Subject: Rental property - ownership

Question 1

Should your rental property income and expenses be declared in accordance with the legal title?

Answer

Yes

This ruling applies for the following periods

Year ended 30 June 2011

Year ended 30 June 2012

The scheme commences on:

1 July 2010

Relevant facts and circumstances

You purchased a block of land some years ago. The land remained vacant for many years until you constructed a rental property.

You and your spouse obtained finance in joint names. You have since declared the rental income and expenses as joint tenants in your tax returns as you consider the property to be jointly owned.

You recently discovered that the legal title to the property was registered in your name only.

You do not have any current loans on the property and you have not claimed any deductions for interest in the relevant financial years.

Relevant legislative provisions

Income Tax Assessment Act 1997 Section 8-1

Income Tax Assessment Act 1936 Subsection 6-5(2).

Reasons for decision

Section 8-1 of the Income Tax Assessment Act 1997 (ITAA 1997) allows a deduction for all losses and outgoings to the extent to which they are incurred in gaining or producing assessable income, except where the outgoings are of a capital, private or domestic nature.

Taxation Ruling TR 93/32 explains that the loss or income from a rental property must be shared according to the legal interest of the owners, except in those very limited circumstances where there is sufficient evidence to establish that the equitable interest is different from the legal title (paragraph 6). It goes on to explain at paragraph 41, that where taxpayers are related, for example, husband and wife, the equitable right is presumed to be exactly the same as the legal title.

A person's legal interest in a property is determined by the legal title to that property under the land law legislation in the State or Territory in which the property is situated.

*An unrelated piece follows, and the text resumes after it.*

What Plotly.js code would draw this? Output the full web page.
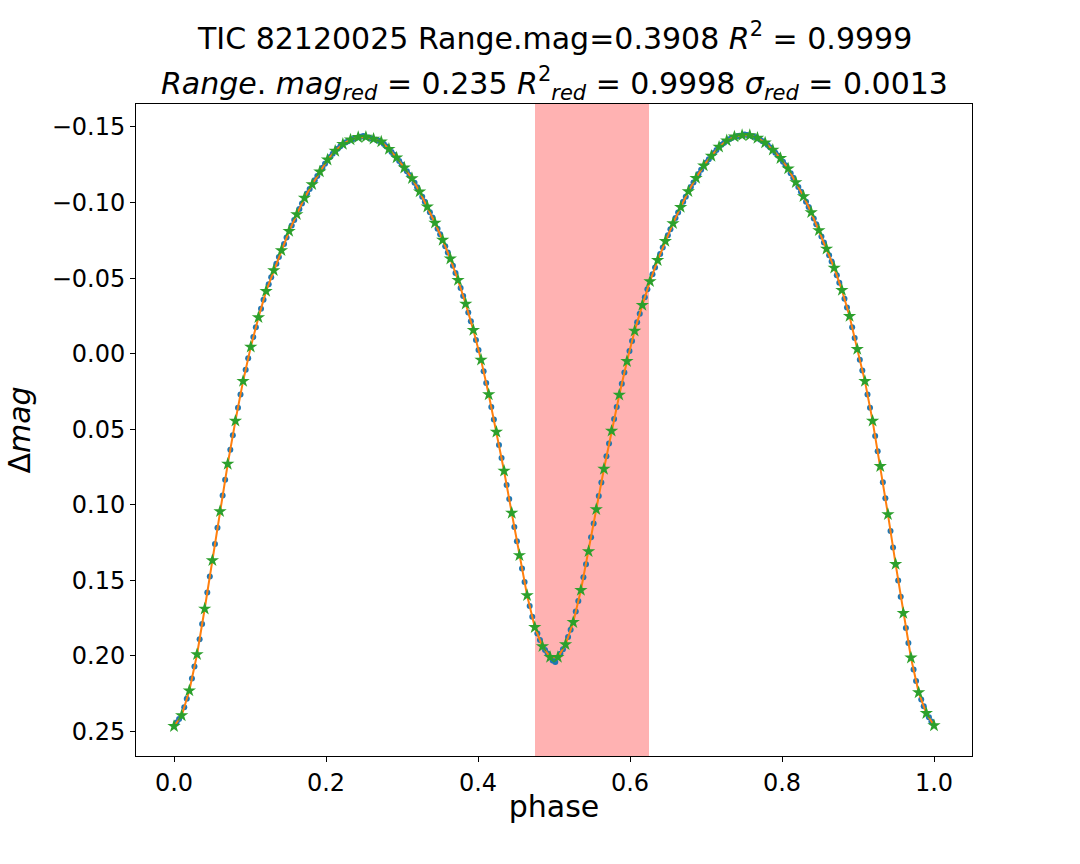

The legal owner of the property is recorded on the title deeds for the property issued under that legislation.

The taxpayer is shown on the title deeds to the rental property as the sole owner. Thus, the loss or income from the rental property must be shown solely by the taxpayer.

Where the title deed indicates sole ownership of a property, the legal owner should declare all of the rental income and claim all of the rental expenses. The fact that another party may have paid the expenses is of no consequences for income tax purposes. The ATO treats the payment of the other party's share of the expenses as no more than a loan from the other party to the taxpayer (Taxation Ruling TR 93/32 paragraph 49).

Therefore, as the title to the property lists you as the sole owner, for income tax purposes you should declare 100% of the rental income, and claim 100% of the rental expense deductions.